For us, that song was Sedaka’s.

It was there in the nervous excitement of our courtship, when I sang those lines on a drive with more hope than skill.

It was there in Penang decades later when he handed my wife a rose, turning a concert into a personal memory we would retell for years.

And it was there again last week in Bali, when we marked 40 years together — two ageing romantics still travelling side by side, still occasionally teasing each other about that long-ago serenade.

And now, with Sedaka gone, it feels as if a gentle voice from our youth has finally faded into silence.

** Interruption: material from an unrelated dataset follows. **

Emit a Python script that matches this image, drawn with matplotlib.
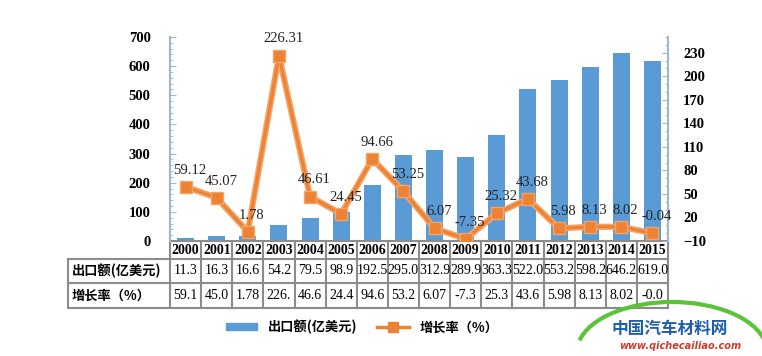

Of course, life moves on. The world now belongs to newer songs, louder rhythms, and faster loves. Young people no longer need to practise love lyrics in secret; they broadcast their feelings instantly to the world.

But there was something quietly magical about that earlier era — when love arrived slowly, like a melody carried on the wind, and a single song could accompany a lifetime.

In truth, we never really own the music of our youth. We merely borrow it while we are young enough to believe it was written just for us.

And then one day, when the singer is gone, we realise that the songs have outlived him — and will probably outlive us too.

That is both the sadness and the comfort. Because although Neil Sedaka is no longer here, his voice still lives in the small private moments of people like me — in old memories, in half-forgotten lyrics, and in the quiet companionship of couples who once built their love stories to the sound of his piano.

So, there is nothing grand left to say now.

Only this: Goodbye, Neil.

Thank you for the songs that taught a shy schoolboy how to speak his heart… and for staying with him, softly and faithfully, all the way into old age.